The rules call for a rapid phase-out of older tank cars considered unsafe during derailments, and are more aggressive than even some of the toughest proposals yet put forward.
The petition filed on Monday seeks to bar a rule requiring older tank cars to be fitted with new safety features, and that such cars be fitted with new electronic braking systems or face operating limits.
The rail and energy sectors have already expressed concern that the required speed of the phase-outs is not feasible and the potentially billions of dollars in costs will be too high for the small safety improvements they deliver.
The tougher standards came nearly two years after a train carrying crude oil came off the rails in the Canadian town of Lac Megantic, Quebec, in July 2013, exploding and killing 47 people.
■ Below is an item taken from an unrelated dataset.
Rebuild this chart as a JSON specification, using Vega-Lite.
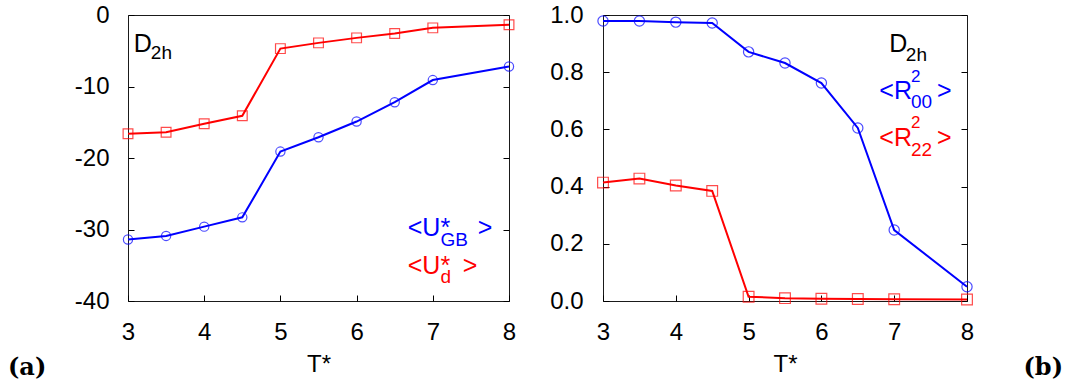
{
  "$schema": "https://vega.github.io/schema/vega-lite/v6.json",
  "padding": {"left": 7, "top": 2, "right": 0, "bottom": 0},
  "spacing": 32,
  "config": {
    "view": {"stroke": "#1a1a1a", "strokeWidth": 1},
    "font": "Liberation Sans",
    "axis": {"grid": false, "domain": false, "tickColor": "#000", "tickSize": -6, "tickWidth": 1, "labelFont": "Liberation Sans", "labelFontSize": 24, "labelColor": "#000", "titleFont": "Liberation Sans", "titleFontSize": 24, "titleFontWeight": "normal", "titleColor": "#000", "labelPadding": 25, "labelFlush": false},
    "title": {"font": "DejaVu Serif", "fontWeight": "bold", "fontSize": 24, "color": "#000"}
  },
  "datasets": {
    "series": [
      {"panel": "a", "series": "U_GB", "T": 3, "v": -31.4},
      {"panel": "a", "series": "U_GB", "T": 3.5, "v": -30.9},
      {"panel": "a", "series": "U_GB", "T": 4, "v": -29.6},
      {"panel": "a", "series": "U_GB", "T": 4.5, "v": -28.3},
      {"panel": "a", "series": "U_GB", "T": 5, "v": -19.1},
      {"panel": "a", "series": "U_GB", "T": 5.5, "v": -17.1},
      {"panel": "a", "series": "U_GB", "T": 6, "v": -14.9},
      {"panel": "a", "series": "U_GB", "T": 6.5, "v": -12.2},
      {"panel": "a", "series": "U_GB", "T": 7, "v": -9.1},
      {"panel": "a", "series": "U_GB", "T": 8, "v": -7.2},
      {"panel": "a", "series": "U_d", "T": 3, "v": -16.6},
      {"panel": "a", "series": "U_d", "T": 3.5, "v": -16.4},
      {"panel": "a", "series": "U_d", "T": 4, "v": -15.2},
      {"panel": "a", "series": "U_d", "T": 4.5, "v": -14.1},
      {"panel": "a", "series": "U_d", "T": 5, "v": -4.7},
      {"panel": "a", "series": "U_d", "T": 5.5, "v": -3.9},
      {"panel": "a", "series": "U_d", "T": 6, "v": -3.2},
      {"panel": "a", "series": "U_d", "T": 6.5, "v": -2.6},
      {"panel": "a", "series": "U_d", "T": 7, "v": -1.8},
      {"panel": "a", "series": "U_d", "T": 8, "v": -1.35},
      {"panel": "b", "series": "R00", "T": 3, "v": 0.979},
      {"panel": "b", "series": "R00", "T": 3.5, "v": 0.979},
      {"panel": "b", "series": "R00", "T": 4, "v": 0.975},
      {"panel": "b", "series": "R00", "T": 4.5, "v": 0.972},
      {"panel": "b", "series": "R00", "T": 5, "v": 0.871},
      {"panel": "b", "series": "R00", "T": 5.5, "v": 0.832},
      {"panel": "b", "series": "R00", "T": 6, "v": 0.762},
      {"panel": "b", "series": "R00", "T": 6.5, "v": 0.605},
      {"panel": "b", "series": "R00", "T": 7, "v": 0.248},
      {"panel": "b", "series": "R00", "T": 8, "v": 0.05},
      {"panel": "b", "series": "R22", "T": 3, "v": 0.414},
      {"panel": "b", "series": "R22", "T": 3.5, "v": 0.428},
      {"panel": "b", "series": "R22", "T": 4, "v": 0.404},
      {"panel": "b", "series": "R22", "T": 4.5, "v": 0.385},
      {"panel": "b", "series": "R22", "T": 5, "v": 0.015},
      {"panel": "b", "series": "R22", "T": 5.5, "v": 0.01},
      {"panel": "b", "series": "R22", "T": 6, "v": 0.008},
      {"panel": "b", "series": "R22", "T": 6.5, "v": 0.007},
      {"panel": "b", "series": "R22", "T": 7, "v": 0.006},
      {"panel": "b", "series": "R22", "T": 8, "v": 0.005}
    ],
    "notes": [
      {"panel": "a", "role": "big", "series": "label", "label": "D", "T": 3.075, "v": -5.13},
      {"panel": "a", "role": "sub", "series": "label", "label": "2h", "T": 3.3, "v": -6.1},
      {"panel": "a", "role": "big", "series": "U_GB", "label": "<U*", "T": 6.671, "v": -30.91},
      {"panel": "a", "role": "sub", "series": "U_GB", "label": "GB", "T": 7.1, "v": -32.31},
      {"panel": "a", "role": "big", "series": "U_GB", "label": ">", "T": 7.589, "v": -30.91},
      {"panel": "a", "role": "big", "series": "U_d", "label": "<U*", "T": 6.671, "v": -36.22},
      {"panel": "a", "role": "sub", "series": "U_d", "label": "d", "T": 7.1, "v": -37.48},
      {"panel": "a", "role": "big", "series": "U_d", "label": ">", "T": 7.392, "v": -36.22},
      {"panel": "b", "role": "big", "series": "label", "label": "D", "T": 6.933, "v": 0.872},
      {"panel": "b", "role": "sub", "series": "label", "label": "2h", "T": 7.16, "v": 0.839},
      {"panel": "b", "role": "big", "series": "R00", "label": "<R", "T": 6.795, "v": 0.705},
      {"panel": "b", "role": "sup", "series": "R00", "label": "2", "T": 7.231, "v": 0.766},
      {"panel": "b", "role": "sub", "series": "R00", "label": "00", "T": 7.231, "v": 0.674},
      {"panel": "b", "role": "big", "series": "R00", "label": ">", "T": 7.588, "v": 0.705},
      {"panel": "b", "role": "big", "series": "R22", "label": "<R", "T": 6.795, "v": 0.542},
      {"panel": "b", "role": "sup", "series": "R22", "label": "2", "T": 7.231, "v": 0.605},
      {"panel": "b", "role": "sub", "series": "R22", "label": "22", "T": 7.231, "v": 0.507},
      {"panel": "b", "role": "big", "series": "R22", "label": ">", "T": 7.588, "v": 0.542}
    ]
  },
  "hconcat": [
    {
      "width": 381,
      "height": 286,
      "title": {"text": "(a)", "orient": "bottom", "anchor": "start", "frame": "group", "dx": -120, "offset": -20},
      "layer": [
        {
          "data": {"name": "series"},
          "transform": [{"filter": "datum.panel == 'a'"}],
          "mark": {"type": "line", "strokeWidth": 2},
          "encoding": {
            "x": {"field": "T", "type": "quantitative", "scale": {"domain": [3, 8], "nice": false, "zero": false}, "axis": {"values": [3, 4, 5, 6, 7, 8], "title": "T*", "titlePadding": 8, "labelExpr": "'' + datum.value"}},
            "y": {"field": "v", "type": "quantitative", "scale": {"domain": [-40, 0], "nice": false}, "axis": {"orient": "left", "values": [-40, -30, -20, -10, 0], "title": null, "labelExpr": "'' + datum.value"}},
            "color": {"field": "series", "type": "nominal", "scale": {"domain": ["U_GB", "U_d", "R00", "R22", "label"], "range": ["#0000ff", "#ff0000", "#0000ff", "#ff0000", "#000000"]}, "legend": null}
          }
        },
        {
          "data": {"name": "series"},
          "transform": [{"filter": "datum.panel == 'a'"}],
          "mark": {"type": "point", "filled": false, "strokeWidth": 1.2},
          "encoding": {
            "x": {"field": "T", "type": "quantitative"},
            "y": {"field": "v", "type": "quantitative", "axis": {"orient": "right", "labels": false, "title": null, "values": [-40, -30, -20, -10, 0]}},
            "color": {"field": "series", "type": "nominal", "legend": null},
            "shape": {"field": "series", "type": "nominal", "scale": {"domain": ["U_GB", "U_d"], "range": ["circle", "square"]}, "legend": null},
            "size": {"field": "series", "type": "nominal", "scale": {"domain": ["U_GB", "U_d"], "range": [85, 115]}, "legend": null}
          }
        },
        {
          "data": {"name": "notes"},
          "transform": [{"filter": "datum.panel == 'a' && datum.role == 'big'"}],
          "mark": {"type": "text", "align": "left", "baseline": "alphabetic", "fontSize": 25, "font": "Liberation Sans"},
          "encoding": {
            "x": {"field": "T", "type": "quantitative"},
            "y": {"field": "v", "type": "quantitative", "axis": null},
            "text": {"field": "label"},
            "color": {"field": "series", "type": "nominal", "legend": null}
          }
        },
        {
          "data": {"name": "notes"},
          "transform": [{"filter": "datum.panel == 'a' && datum.role == 'sub'"}],
          "mark": {"type": "text", "align": "left", "baseline": "alphabetic", "fontSize": 19, "font": "Liberation Sans"},
          "encoding": {
            "x": {"field": "T", "type": "quantitative"},
            "y": {"field": "v", "type": "quantitative", "axis": null},
            "text": {"field": "label"},
            "color": {"field": "series", "type": "nominal", "legend": null}
          }
        }
      ],
      "resolve": {"axis": {"y": "independent"}}
    },
    {
      "width": 364,
      "height": 286,
      "title": {"text": "(b)", "orient": "bottom", "anchor": "end", "frame": "group", "dx": 96, "offset": -20},
      "layer": [
        {
          "data": {"name": "series"},
          "transform": [{"filter": "datum.panel == 'b'"}],
          "mark": {"type": "line", "strokeWidth": 2},
          "encoding": {
            "x": {"field": "T", "type": "quantitative", "scale": {"domain": [3, 8], "nice": false, "zero": false}, "axis": {"values": [3, 4, 5, 6, 7, 8], "title": "T*", "titlePadding": 8, "labelExpr": "'' + datum.value"}},
            "y": {"field": "v", "type": "quantitative", "scale": {"domain": [0, 1], "nice": false}, "axis": {"orient": "left", "values": [0, 0.2, 0.4, 0.6, 0.8, 1], "title": null, "labelExpr": "format(datum.value, '.1f')", "labelPadding": 26}},
            "color": {"field": "series", "type": "nominal", "scale": {"domain": ["U_GB", "U_d", "R00", "R22", "label"], "range": ["#0000ff", "#ff0000", "#0000ff", "#ff0000", "#000000"]}, "legend": null}
          }
        },
        {
          "data": {"name": "series"},
          "transform": [{"filter": "datum.panel == 'b'"}],
          "mark": {"type": "point", "filled": false, "strokeWidth": 1.2},
          "encoding": {
            "x": {"field": "T", "type": "quantitative"},
            "y": {"field": "v", "type": "quantitative", "axis": {"orient": "right", "labels": false, "title": null, "values": [0, 0.2, 0.4, 0.6, 0.8, 1]}},
            "color": {"field": "series", "type": "nominal", "legend": null},
            "shape": {"field": "series", "type": "nominal", "scale": {"domain": ["R00", "R22"], "range": ["circle", "square"]}, "legend": null},
            "size": {"field": "series", "type": "nominal", "scale": {"domain": ["R00", "R22"], "range": [85, 115]}, "legend": null}
          }
        },
        {
          "data": {"name": "notes"},
          "transform": [{"filter": "datum.panel == 'b' && datum.role == 'big'"}],
          "mark": {"type": "text", "align": "left", "baseline": "alphabetic", "fontSize": 25, "font": "Liberation Sans"},
          "encoding": {
            "x": {"field": "T", "type": "quantitative"},
            "y": {"field": "v", "type": "quantitative", "axis": null},
            "text": {"field": "label"},
            "color": {"field": "series", "type": "nominal", "legend": null}
          }
        },
        {
          "data": {"name": "notes"},
          "transform": [{"filter": "datum.panel == 'b' && datum.role == 'sub'"}],
          "mark": {"type": "text", "align": "left", "baseline": "alphabetic", "fontSize": 19, "font": "Liberation Sans"},
          "encoding": {
            "x": {"field": "T", "type": "quantitative"},
            "y": {"field": "v", "type": "quantitative", "axis": null},
            "text": {"field": "label"},
            "color": {"field": "series", "type": "nominal", "legend": null}
          }
        },
        {
          "data": {"name": "notes"},
          "transform": [{"filter": "datum.panel == 'b' && datum.role == 'sup'"}],
          "mark": {"type": "text", "align": "left", "baseline": "alphabetic", "fontSize": 17, "font": "Liberation Sans"},
          "encoding": {
            "x": {"field": "T", "type": "quantitative"},
            "y": {"field": "v", "type": "quantitative", "axis": null},
            "text": {"field": "label"},
            "color": {"field": "series", "type": "nominal", "legend": null}
          }
        }
      ],
      "resolve": {"axis": {"y": "independent"}}
    }
  ]
}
Since then, a series of fiery accidents involving crude trains has occurred in rural areas across North America.
The new regulations are expected to cost an estimated $2.5 billion to implement over the next two decades, two-thirds of that to retrofit or retire existing tank cars, according to estimates contained in the rules. The benefits could range from $912 million to $2.9 billion, according to the estimates.
Charles Drevna, president of the American Fuel & Petrochemical Manufacturers, a leading voice for the refining industry, has said a five-year phase-out of existing tank cars – a timetable endorsed by the U.S. National Transportation Safety Board – was unrealistic.